Food was the last joy left to her. A reason to go on. My mother would ensure the cook made her favourites during the day. In the evenings she would make soups, coffee and snacks for Nani that she enjoyed. Any delay in mealtime would lead to haughty demands of the Lakshmis. Often she would forget that she had had her meal for the day and would feel cheated and lied to by the Lakshmis when reminded. We would wonder how she was able to digest what she ate. Nani would allow no let up in her intake even if she had loose motions. Nourishing her body no longer counted as one of the objectives of eating. Food is a faithful pleasure; it remains your constant companion the longest.
Yet this most beloved of pleasures also abandoned Nani in the final weeks of her life. It was around the time when she called us individually into her room and thanked us for looking after her. She said she was going and that we were to look after each other. We didn’t take her seriously as she had done this before. I reassured her and reminded her that it was time for her soup.
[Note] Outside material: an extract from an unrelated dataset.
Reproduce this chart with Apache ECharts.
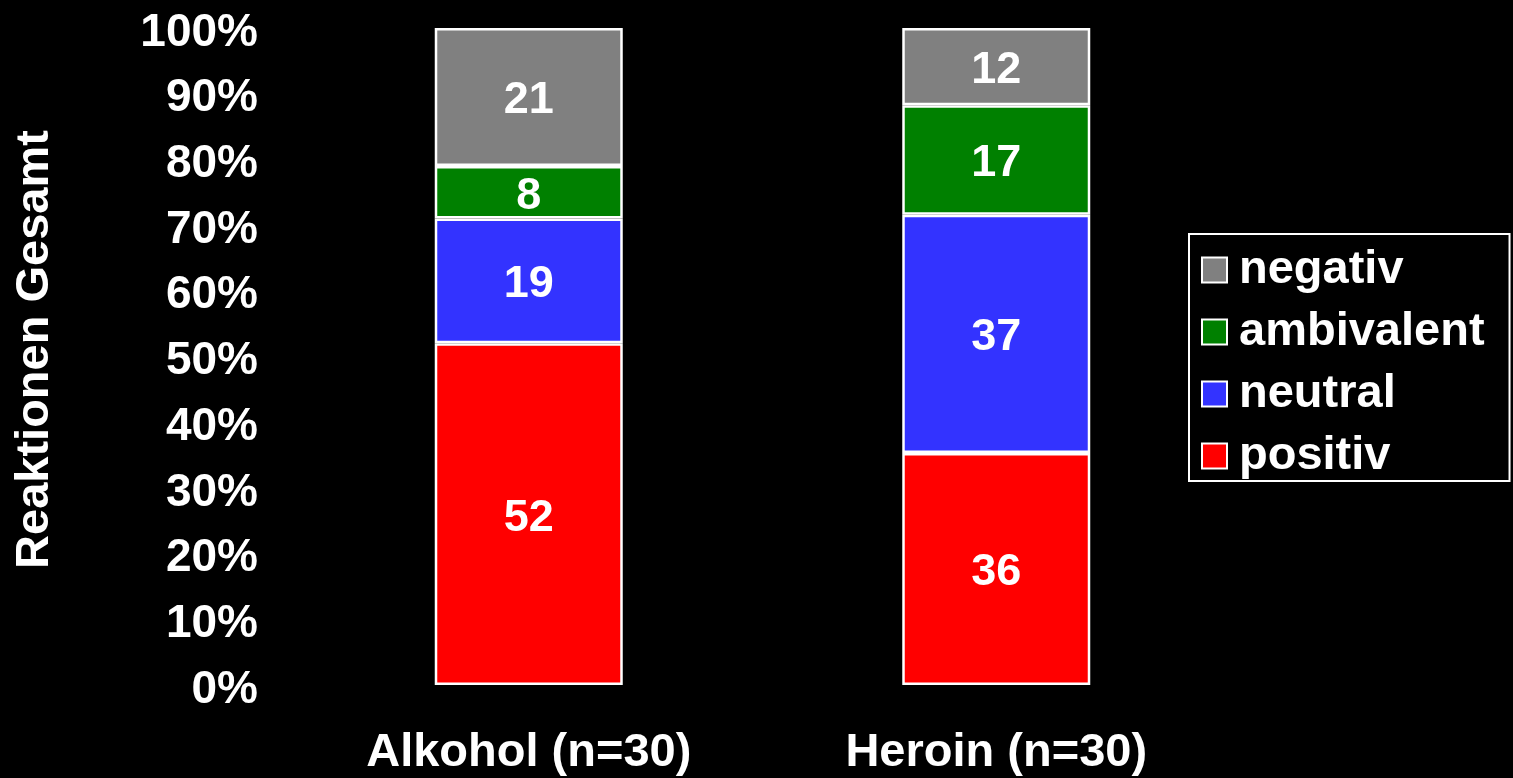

But over the days that followed, she stopped eating like she used and stopped talking too. We thought it was a phase. But looking back, it feels like she was winding down.
She passed away one early morning in January. Masked relatives and friends came over to pay their respects. We discussed death related logistics in muffled voices with the drone of the pandit’s chants in the background. Her hair was combed for the last time and she was dressed in one of her favourite earthy sarees. After a few quick ceremonies, we carried her into the hearse to take her to the crematorium. Her body was placed on a large tray that would be used to wheel her into what looked like a kiln. We could feel the heat emanate from it on our faces. Just as they began wheeling her in, her youngest daughter shouted asking them to stop in between sobs. It hit her than that this was going to be her last glimpse of her mother. She touched her earthy saree. As I watched her disappear into the furnace, I folded my hands.
A few day later, we took her ashes to the Cauvery in Srirangapatna where Bangalore’s ashes go. I wondered if they could even be called her ashes anymore as there was nothing distinctive about her in them. They were just ashes. When someone is buried the process is slower and the body disintegrating in the grave still contains peculiarities that only belonged to that individual. Cremation felt brutal in comparison. The way I saw it, the ashes already belonged to no one. We were going to Srirangapatna to merge the ashes of no one with everything. Which is why it had to be flowing water and not a spot that can be revisited.
The minivan we hired stopped at a ghat on the Cauvery that was lush. The river water was clean and flowed around large rocks that looked like they had been carelessly thrown around. I saw White Ibises, Painted Storks, Cormorants and a Pied Kingfisher hovering above the water to find its catch. Three of us got into a coracle that took us to the middle of the river. The relative who had completed the rituals on the day of her death held the ashes in his hand. I was watching a Brahminy Kite swoop down and grab a fish in its talons when a sudden movement caught my eye. The relative, without preamble, threw the clay pot above his head almost as though he was playing a game of ‘now you see it now you don’t’. I managed to turn just in time to see the pot sink below the water’s surface.